(PROBLEM TO SOLVE) Start with the line that contains "Output the web" and end with the line that contains "const bandColor = 'rgba(240, 110, 110, 0.4)';"; retype those lines and the ones between them exactly, without any pictures.

(RECORDS SHOWN)
★ ★ ★

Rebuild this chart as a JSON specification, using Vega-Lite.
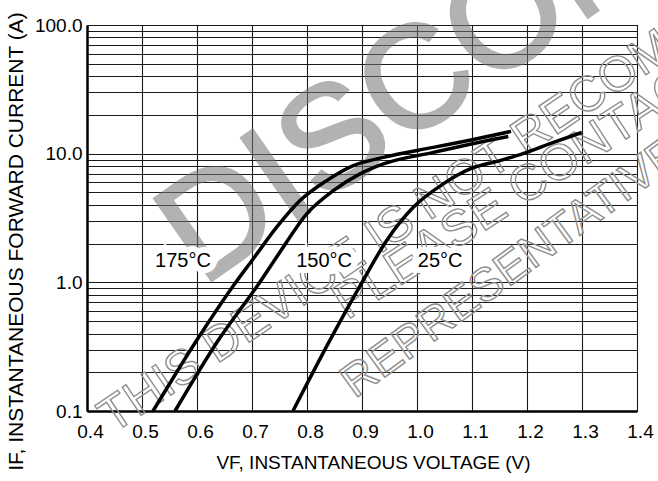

★ ★ ★

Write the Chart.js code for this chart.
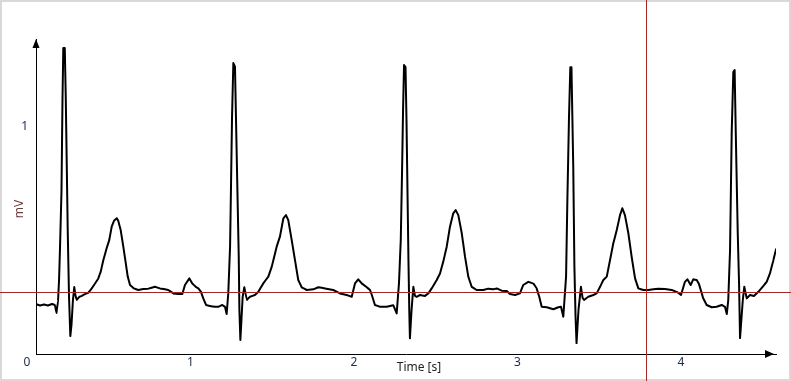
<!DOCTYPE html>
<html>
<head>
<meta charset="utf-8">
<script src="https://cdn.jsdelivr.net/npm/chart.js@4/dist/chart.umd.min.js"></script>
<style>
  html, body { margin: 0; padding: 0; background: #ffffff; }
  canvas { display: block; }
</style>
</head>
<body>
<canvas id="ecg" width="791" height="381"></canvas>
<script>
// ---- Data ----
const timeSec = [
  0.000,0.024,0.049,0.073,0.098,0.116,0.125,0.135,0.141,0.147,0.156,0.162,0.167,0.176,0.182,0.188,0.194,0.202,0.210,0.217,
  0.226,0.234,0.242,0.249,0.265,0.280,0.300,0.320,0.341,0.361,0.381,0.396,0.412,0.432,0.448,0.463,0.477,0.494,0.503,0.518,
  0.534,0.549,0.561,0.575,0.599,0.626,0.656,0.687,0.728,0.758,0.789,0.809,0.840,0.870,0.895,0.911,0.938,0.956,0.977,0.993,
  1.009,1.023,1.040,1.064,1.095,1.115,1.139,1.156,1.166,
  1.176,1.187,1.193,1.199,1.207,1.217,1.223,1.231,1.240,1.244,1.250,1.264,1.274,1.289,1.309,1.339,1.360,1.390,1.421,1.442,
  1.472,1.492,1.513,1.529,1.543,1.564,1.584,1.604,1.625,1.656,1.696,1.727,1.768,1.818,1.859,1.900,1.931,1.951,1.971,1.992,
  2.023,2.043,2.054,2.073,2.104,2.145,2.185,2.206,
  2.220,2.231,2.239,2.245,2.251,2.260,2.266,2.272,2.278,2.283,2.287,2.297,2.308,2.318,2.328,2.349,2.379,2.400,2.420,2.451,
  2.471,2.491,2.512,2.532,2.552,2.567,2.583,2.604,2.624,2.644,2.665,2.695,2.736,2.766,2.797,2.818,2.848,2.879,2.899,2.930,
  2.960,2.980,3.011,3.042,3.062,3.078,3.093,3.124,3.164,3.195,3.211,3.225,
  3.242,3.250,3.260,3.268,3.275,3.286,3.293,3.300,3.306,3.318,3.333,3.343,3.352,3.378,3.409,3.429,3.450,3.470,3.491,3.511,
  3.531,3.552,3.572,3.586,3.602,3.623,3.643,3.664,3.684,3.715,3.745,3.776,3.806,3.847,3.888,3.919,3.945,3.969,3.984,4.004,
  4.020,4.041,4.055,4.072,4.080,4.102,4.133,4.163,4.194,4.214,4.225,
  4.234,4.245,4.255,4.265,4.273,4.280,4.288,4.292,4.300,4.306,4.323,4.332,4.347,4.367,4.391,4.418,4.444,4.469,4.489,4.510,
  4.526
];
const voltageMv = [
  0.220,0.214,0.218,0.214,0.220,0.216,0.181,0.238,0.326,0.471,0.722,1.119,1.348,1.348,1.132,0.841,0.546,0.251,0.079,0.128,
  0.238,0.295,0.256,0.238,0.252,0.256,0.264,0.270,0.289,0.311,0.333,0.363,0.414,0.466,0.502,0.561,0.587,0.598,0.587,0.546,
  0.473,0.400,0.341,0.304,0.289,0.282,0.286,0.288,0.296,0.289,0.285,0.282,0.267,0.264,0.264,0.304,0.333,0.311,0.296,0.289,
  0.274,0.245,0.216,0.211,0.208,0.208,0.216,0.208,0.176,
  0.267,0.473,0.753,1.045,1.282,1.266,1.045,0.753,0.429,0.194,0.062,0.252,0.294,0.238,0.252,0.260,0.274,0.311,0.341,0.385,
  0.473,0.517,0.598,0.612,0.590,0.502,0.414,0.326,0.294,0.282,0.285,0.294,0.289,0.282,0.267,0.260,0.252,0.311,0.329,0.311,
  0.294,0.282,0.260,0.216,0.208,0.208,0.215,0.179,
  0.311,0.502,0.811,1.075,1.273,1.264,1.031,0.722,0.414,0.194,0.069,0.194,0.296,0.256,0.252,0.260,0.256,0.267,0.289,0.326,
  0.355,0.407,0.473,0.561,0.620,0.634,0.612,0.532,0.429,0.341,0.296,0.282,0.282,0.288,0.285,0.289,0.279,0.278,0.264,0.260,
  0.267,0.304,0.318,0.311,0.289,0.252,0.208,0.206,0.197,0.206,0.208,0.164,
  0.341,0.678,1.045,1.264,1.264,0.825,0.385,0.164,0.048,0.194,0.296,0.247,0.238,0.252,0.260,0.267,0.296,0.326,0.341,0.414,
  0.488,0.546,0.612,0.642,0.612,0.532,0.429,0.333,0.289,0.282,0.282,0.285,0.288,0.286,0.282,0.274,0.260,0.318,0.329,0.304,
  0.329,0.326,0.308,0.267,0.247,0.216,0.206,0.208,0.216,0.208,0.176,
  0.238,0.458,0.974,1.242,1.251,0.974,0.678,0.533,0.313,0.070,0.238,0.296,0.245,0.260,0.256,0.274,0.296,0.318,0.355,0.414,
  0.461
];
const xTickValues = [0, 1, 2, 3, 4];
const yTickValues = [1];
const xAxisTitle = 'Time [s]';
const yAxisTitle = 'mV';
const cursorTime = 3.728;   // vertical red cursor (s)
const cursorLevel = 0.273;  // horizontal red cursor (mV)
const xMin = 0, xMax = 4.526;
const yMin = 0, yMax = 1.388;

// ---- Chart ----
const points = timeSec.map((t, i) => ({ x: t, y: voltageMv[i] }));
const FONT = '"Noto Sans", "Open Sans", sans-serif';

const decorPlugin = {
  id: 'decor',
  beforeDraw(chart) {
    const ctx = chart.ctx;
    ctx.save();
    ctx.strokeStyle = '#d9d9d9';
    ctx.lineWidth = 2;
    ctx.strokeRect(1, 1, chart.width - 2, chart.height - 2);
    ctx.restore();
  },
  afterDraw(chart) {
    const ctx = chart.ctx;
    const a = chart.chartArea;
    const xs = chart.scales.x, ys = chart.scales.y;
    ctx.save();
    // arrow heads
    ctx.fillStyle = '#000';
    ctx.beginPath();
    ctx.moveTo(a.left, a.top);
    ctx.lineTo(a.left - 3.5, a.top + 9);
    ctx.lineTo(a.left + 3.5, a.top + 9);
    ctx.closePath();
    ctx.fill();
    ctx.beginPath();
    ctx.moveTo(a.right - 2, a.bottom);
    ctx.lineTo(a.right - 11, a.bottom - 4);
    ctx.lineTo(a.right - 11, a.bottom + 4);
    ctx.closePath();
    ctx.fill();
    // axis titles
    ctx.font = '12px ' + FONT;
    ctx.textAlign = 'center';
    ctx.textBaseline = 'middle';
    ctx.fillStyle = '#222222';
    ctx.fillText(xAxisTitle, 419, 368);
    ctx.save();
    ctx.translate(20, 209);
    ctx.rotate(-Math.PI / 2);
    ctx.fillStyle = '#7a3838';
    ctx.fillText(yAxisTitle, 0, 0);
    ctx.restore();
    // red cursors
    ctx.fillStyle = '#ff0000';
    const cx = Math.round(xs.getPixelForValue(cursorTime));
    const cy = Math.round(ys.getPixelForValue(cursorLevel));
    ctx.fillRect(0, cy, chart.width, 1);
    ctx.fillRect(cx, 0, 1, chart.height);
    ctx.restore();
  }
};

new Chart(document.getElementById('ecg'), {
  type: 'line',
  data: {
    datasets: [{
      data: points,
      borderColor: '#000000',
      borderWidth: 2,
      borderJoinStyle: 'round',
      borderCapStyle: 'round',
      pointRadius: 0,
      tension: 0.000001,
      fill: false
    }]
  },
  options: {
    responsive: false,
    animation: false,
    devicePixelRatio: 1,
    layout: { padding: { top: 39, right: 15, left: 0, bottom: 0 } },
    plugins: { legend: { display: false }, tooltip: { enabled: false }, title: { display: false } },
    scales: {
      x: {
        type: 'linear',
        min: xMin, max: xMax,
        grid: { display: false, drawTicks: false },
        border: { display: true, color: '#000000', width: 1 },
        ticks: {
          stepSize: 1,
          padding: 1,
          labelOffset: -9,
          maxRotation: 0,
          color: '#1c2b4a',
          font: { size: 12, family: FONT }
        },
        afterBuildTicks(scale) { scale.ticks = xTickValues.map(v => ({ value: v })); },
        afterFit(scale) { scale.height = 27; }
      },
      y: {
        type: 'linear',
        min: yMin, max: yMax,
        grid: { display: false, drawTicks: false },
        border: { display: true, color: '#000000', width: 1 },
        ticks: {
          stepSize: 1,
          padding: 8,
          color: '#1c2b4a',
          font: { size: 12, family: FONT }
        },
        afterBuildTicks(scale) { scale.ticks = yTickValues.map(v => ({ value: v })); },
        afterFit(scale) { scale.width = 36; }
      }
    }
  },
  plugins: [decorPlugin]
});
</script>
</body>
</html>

★ ★ ★

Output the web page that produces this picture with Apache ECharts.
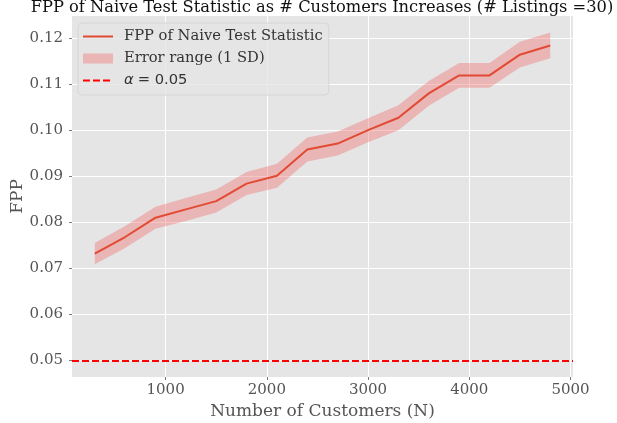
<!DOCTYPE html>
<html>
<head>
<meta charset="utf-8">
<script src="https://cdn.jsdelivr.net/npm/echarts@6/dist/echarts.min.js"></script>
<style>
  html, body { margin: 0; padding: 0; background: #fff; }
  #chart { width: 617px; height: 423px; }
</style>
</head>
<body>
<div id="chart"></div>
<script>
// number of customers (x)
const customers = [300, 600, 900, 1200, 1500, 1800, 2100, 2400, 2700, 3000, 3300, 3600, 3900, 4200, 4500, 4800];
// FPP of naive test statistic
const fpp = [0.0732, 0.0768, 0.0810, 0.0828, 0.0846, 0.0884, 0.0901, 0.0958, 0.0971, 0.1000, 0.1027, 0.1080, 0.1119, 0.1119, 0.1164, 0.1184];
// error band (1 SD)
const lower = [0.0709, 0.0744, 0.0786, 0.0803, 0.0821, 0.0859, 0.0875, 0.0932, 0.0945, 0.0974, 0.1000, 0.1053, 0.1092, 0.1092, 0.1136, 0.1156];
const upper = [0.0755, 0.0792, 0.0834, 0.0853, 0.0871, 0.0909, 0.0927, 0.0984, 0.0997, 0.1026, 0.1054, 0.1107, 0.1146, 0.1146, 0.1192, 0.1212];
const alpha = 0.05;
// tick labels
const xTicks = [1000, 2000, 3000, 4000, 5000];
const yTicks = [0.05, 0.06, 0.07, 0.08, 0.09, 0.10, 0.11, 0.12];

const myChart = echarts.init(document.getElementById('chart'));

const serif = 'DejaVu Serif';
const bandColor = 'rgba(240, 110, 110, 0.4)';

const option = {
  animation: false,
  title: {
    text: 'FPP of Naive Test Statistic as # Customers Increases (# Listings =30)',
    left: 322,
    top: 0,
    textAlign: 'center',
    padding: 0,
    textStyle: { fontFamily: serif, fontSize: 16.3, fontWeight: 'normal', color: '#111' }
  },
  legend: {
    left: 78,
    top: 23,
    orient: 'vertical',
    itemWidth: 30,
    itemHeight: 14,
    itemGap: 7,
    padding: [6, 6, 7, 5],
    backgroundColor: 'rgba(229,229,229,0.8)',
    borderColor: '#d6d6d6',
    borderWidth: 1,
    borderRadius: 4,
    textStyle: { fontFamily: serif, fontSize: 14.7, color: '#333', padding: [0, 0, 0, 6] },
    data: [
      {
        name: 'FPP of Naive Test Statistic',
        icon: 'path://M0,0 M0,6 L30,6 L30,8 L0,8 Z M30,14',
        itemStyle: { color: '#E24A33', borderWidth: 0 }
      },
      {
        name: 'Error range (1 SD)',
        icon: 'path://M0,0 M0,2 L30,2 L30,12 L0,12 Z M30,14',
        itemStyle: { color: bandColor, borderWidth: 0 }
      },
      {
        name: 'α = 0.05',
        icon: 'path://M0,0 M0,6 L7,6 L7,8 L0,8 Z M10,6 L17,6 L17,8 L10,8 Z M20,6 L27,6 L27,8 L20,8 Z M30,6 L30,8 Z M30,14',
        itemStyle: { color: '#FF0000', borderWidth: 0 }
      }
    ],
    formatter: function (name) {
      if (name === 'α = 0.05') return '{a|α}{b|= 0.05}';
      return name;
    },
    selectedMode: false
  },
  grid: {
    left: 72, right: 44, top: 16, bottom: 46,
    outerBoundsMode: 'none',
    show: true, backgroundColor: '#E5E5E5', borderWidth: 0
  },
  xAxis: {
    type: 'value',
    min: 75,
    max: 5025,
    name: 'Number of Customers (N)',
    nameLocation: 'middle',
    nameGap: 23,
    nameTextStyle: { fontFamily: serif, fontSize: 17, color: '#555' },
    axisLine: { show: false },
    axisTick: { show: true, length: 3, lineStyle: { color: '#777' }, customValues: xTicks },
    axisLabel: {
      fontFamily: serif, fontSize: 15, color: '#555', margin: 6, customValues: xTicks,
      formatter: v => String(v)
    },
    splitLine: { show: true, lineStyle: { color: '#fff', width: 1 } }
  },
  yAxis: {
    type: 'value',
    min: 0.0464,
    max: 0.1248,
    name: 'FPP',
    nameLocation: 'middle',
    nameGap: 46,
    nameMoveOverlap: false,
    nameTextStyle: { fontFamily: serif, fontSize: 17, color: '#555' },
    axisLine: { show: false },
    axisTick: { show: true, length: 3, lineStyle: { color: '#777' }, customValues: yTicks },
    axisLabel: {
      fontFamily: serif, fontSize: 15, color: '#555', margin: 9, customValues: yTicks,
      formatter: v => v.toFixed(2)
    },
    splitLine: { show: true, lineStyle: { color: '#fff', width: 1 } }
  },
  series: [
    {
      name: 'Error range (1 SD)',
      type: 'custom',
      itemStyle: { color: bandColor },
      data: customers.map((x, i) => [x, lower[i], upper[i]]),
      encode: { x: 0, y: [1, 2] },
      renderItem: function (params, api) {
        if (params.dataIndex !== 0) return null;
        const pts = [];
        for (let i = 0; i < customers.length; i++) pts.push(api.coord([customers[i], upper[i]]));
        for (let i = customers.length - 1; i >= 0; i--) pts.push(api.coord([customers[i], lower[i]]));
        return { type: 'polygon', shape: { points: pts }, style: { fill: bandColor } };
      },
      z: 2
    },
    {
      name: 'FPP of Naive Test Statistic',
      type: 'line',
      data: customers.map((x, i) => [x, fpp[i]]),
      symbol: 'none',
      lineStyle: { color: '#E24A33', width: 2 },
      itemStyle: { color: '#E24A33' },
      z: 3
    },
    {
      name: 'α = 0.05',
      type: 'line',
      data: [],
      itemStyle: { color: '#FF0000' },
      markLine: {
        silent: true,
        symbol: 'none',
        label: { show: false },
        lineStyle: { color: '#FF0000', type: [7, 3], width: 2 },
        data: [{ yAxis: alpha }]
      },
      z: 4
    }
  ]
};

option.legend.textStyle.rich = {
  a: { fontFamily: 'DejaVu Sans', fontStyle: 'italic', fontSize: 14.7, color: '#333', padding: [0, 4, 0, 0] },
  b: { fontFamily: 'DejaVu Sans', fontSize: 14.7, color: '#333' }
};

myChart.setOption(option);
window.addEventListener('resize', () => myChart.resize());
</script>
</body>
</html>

★ ★ ★

(RESULT BELOW)
Output the web page that produces this picture with Apache ECharts.
<!DOCTYPE html>
<html>
<head>
<meta charset="utf-8">
<script src="https://cdn.jsdelivr.net/npm/echarts@6/dist/echarts.min.js"></script>
<style>
  html, body { margin: 0; padding: 0; background: #fff; }
  #chart { width: 617px; height: 423px; }
</style>
</head>
<body>
<div id="chart"></div>
<script>
// number of customers (x)
const customers = [300, 600, 900, 1200, 1500, 1800, 2100, 2400, 2700, 3000, 3300, 3600, 3900, 4200, 4500, 4800];
// FPP of naive test statistic
const fpp = [0.0732, 0.0768, 0.0810, 0.0828, 0.0846, 0.0884, 0.0901, 0.0958, 0.0971, 0.1000, 0.1027, 0.1080, 0.1119, 0.1119, 0.1164, 0.1184];
// error band (1 SD)
const lower = [0.0709, 0.0744, 0.0786, 0.0803, 0.0821, 0.0859, 0.0875, 0.0932, 0.0945, 0.0974, 0.1000, 0.1053, 0.1092, 0.1092, 0.1136, 0.1156];
const upper = [0.0755, 0.0792, 0.0834, 0.0853, 0.0871, 0.0909, 0.0927, 0.0984, 0.0997, 0.1026, 0.1054, 0.1107, 0.1146, 0.1146, 0.1192, 0.1212];
const alpha = 0.05;
// tick labels
const xTicks = [1000, 2000, 3000, 4000, 5000];
const yTicks = [0.05, 0.06, 0.07, 0.08, 0.09, 0.10, 0.11, 0.12];

const myChart = echarts.init(document.getElementById('chart'));

const serif = 'DejaVu Serif';
const bandColor = 'rgba(240, 110, 110, 0.4)';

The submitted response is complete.